There are times when I procrastinate for a week before I can summon the courage to embark on the harrowing journey. And then I have to be reinforced with two or six beers. Being soused not only rekindles my courage, it makes me drive faster.
Yea, I know. All of you teetotalers are in a panic from reading this. Hell, when I lived in Texas I was drunk continuously. Here in Tennessee I'm only drunk when I drive to town.
I'm making progress. When I first moved here it took me half an hour to drive to town. Now, on a clear day, it takes anywhere from fifteen to twelve minutes - - depending on how often I don't use the breaks.
The worst part is when I happen to get a logging truck in front of me (no passing is allowed). The last time this happened the truck was crawling about eight miles an hour. Took me an hour to get to town.
And then there are the tailgaters. If I'm driving 75 MPH the tailgater will be on my ass going 95. I always pull over when I can and let them pass.
It's inevitably a woman. In an SUV. Talking on a cell phone. With six kids in the back seat.
I'm going to be mercilessly blunt and say something that most men wouldn't dare admit: women are the most aggressive drivers on earth. When they get behind the wheel they develop Penis Power and all of their pent-up hostilities suddenly surface.
This is an innocent generalization, of course.
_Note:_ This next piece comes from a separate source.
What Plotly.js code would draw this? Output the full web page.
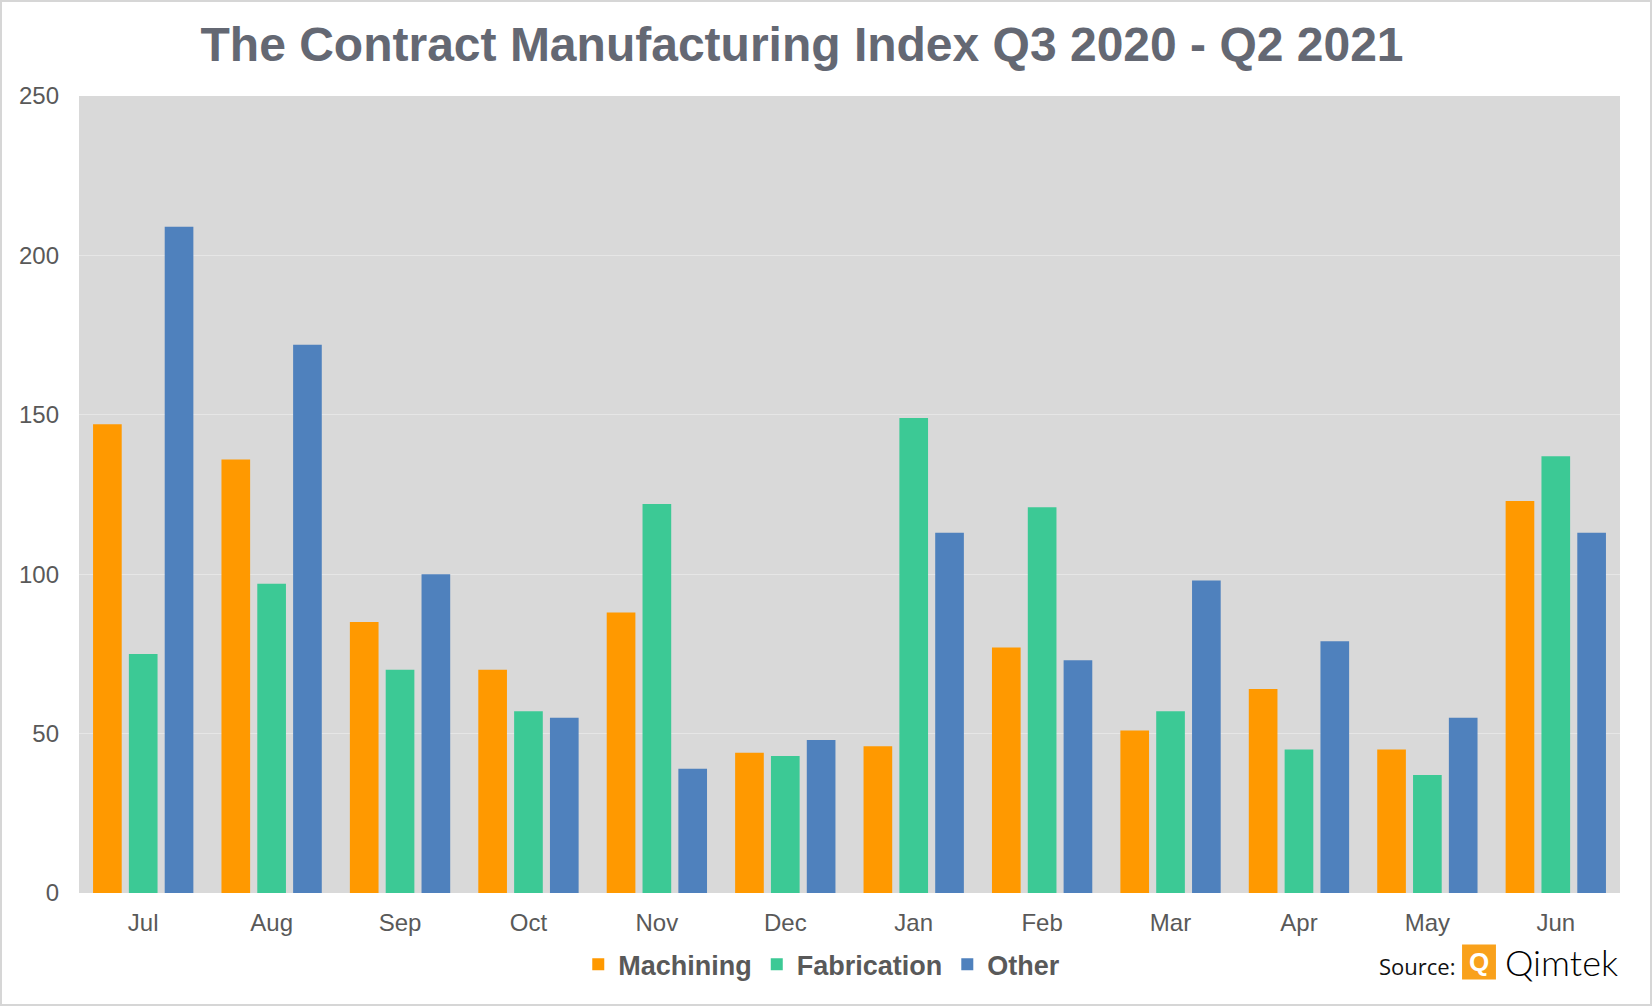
<!DOCTYPE html>
<html>
<head>
<meta charset="utf-8">
<script src="https://cdn.plot.ly/plotly-3.0.1.min.js"></script>
<style>
  body { margin: 0; background: #fff; }
  #wrap { position: relative; width: 1652px; height: 1006px; }
  #frame { position: absolute; left: 0; top: 0; width: 1652px; height: 1006px;
           box-sizing: border-box; border: 2px solid #d6d6d6; pointer-events: none; }
</style>
</head>
<body>
<div id="wrap">
  <div id="chart"></div>
  <div id="frame"></div>
</div>
<script>
// months on the x axis
const months = ['Jul', 'Aug', 'Sep', 'Oct', 'Nov', 'Dec', 'Jan', 'Feb', 'Mar', 'Apr', 'May', 'Jun'];

// index values
const machining   = [147, 136, 85, 70, 88, 44, 46, 77, 51, 64, 45, 123];
const fabrication = [75, 97, 70, 57, 122, 43, 149, 121, 57, 45, 37, 137];
const other       = [209, 172, 100, 55, 39, 48, 113, 73, 98, 79, 55, 113];

const yTicks = [0, 50, 100, 150, 200, 250];

function bar(name, values, color) {
  return {
    type: 'bar',
    name: name,
    x: months,
    y: values,
    marker: { color: color, line: { width: 0 } },
    hoverinfo: 'x+y+name'
  };
}

const traces = [
  bar('Machining', machining, '#ff9900'),
  bar('Fabrication', fabrication, '#3cc995'),
  bar('Other', other, '#4f81bd')
];

const tickFont = { family: 'Liberation Sans, Arial, sans-serif', size: 24, color: '#595959' };

const layout = {
  width: 1652,
  height: 1006,
  margin: { l: 79, r: 32, t: 96, b: 113 },
  paper_bgcolor: '#ffffff',
  plot_bgcolor: '#d9d9d9',
  barmode: 'group',
  bargap: 0.163,
  bargroupgap: 0.2,
  title: {
    text: 'The Contract Manufacturing Index Q3 2020 - Q2 2021',
    font: { family: 'Liberation Sans, Arial, sans-serif', size: 48, color: '#646873', weight: 'bold' },
    xref: 'container', x: 0.4855, xanchor: 'center',
    yref: 'container', y: 0.956, yanchor: 'middle'
  },
  xaxis: {
    type: 'category',
    tickfont: tickFont,
    showgrid: false,
    zeroline: false,
    showline: false,
    ticks: '',
    ticklabelstandoff: 13
  },
  yaxis: {
    range: [0, 250],
    tickvals: yTicks,
    tickfont: tickFont,
    gridcolor: '#e6e6e6',
    gridwidth: 1,
    zeroline: false,
    showline: false,
    ticks: '',
    ticklabelstandoff: 19
  },
  showlegend: true,
  legend: {
    orientation: 'h',
    x: 0.482, xanchor: 'center',
    y: -0.09, yanchor: 'middle',
    font: { family: 'Liberation Sans, Arial, sans-serif', size: 27, color: '#595959', weight: 'bold' },
    itemwidth: 30,
    bgcolor: 'rgba(0,0,0,0)'
  },
  shapes: [
    // orange logo square
    {
      type: 'rect', xref: 'paper', yref: 'paper',
      x0: 0.8975, x1: 0.9195, y0: -0.0645, y1: -0.1085,
      fillcolor: '#f9a11b', line: { width: 0 }
    }
  ],
  annotations: [
    {
      text: 'Source:', xref: 'paper', yref: 'paper',
      x: 0.894, xanchor: 'right', y: -0.092, yanchor: 'middle',
      showarrow: false,
      font: { family: 'Open Sans, sans-serif', size: 22, color: '#111111' }
    },
    {
      text: '<b>Q</b>', xref: 'paper', yref: 'paper',
      x: 0.9085, xanchor: 'center', y: -0.086, yanchor: 'middle',
      showarrow: false,
      font: { family: 'Liberation Sans, Arial, sans-serif', size: 26, color: '#ffffff' }
    },
    {
      text: 'Qimtek', xref: 'paper', yref: 'paper',
      x: 0.924, xanchor: 'left', y: -0.086, yanchor: 'middle',
      showarrow: false,
      font: { family: 'Lato, sans-serif', size: 36, color: '#000000', weight: 300 }
    }
  ]
};

Plotly.newPlot('chart', traces, layout, { displayModeBar: false, staticPlot: true });
</script>
</body>
</html>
I know that none of you charming female bloggers would ever do this.
Hey, Jon - don't you ever get nasty and aggressive when you're drunk?
Nope. Drunk or sober, I'm a sweetheart. The only time I get aggressive is when I want to get to know somebody better......
Speaking of intoxication, did I ever mention how difficult it is to get liquor here? They only sell beer in one store. At an inflated price. Only beer. Nothing else. I'd have to grow my own vineyard and get my own grape press in order to have wine.
The Baptists rule in Tennessee (and in Texas). There's a Baptist church every ten feet but no booze. You'd think someone would summon Jesus and demand him to turn the water into wine......
All right, Jon, stop being a wise guy.
I know I've risked losing my blog followers (all three of them). The Baptists are miffed. The women are pissed. Hell, I hope I haven't offended the heathen gays.
I was laughing as I wrote that. My wildly wicked past would make heathen gays look like Shirley Temple.
Are you a heathen gay, Jon?
Let's just say that I'm a happy heathen.
I was drunk yesterday and I'm still under the spell of the lingering effects of alcohol. It takes a while to wear off. It's nearly 5:00 AM as I'm writing this, and I'm sort of between days. Didn't sleep much and haven't yet woken up......
I finally bought porch paint yesterday and I plan to paint my two porches this week.
Did you ever notice that all paints are carefully categorized and have a specific purpose nowadays?
There's porch paint and floor paint, ceiling paint, indoor wall paint, house paint exterior, fence paint, cement paint, environmentally friendly paint, rain-proof paint, sunlight-resistant paint.....WTF?????
Does anybody remember the good old days when you simply bought a can of lead-based paint and a brush?
Anxiously awaiting a coat of paint.
This pic was taken a few months ago. The trees are now lush and green and the weeds are nearly up to the roof.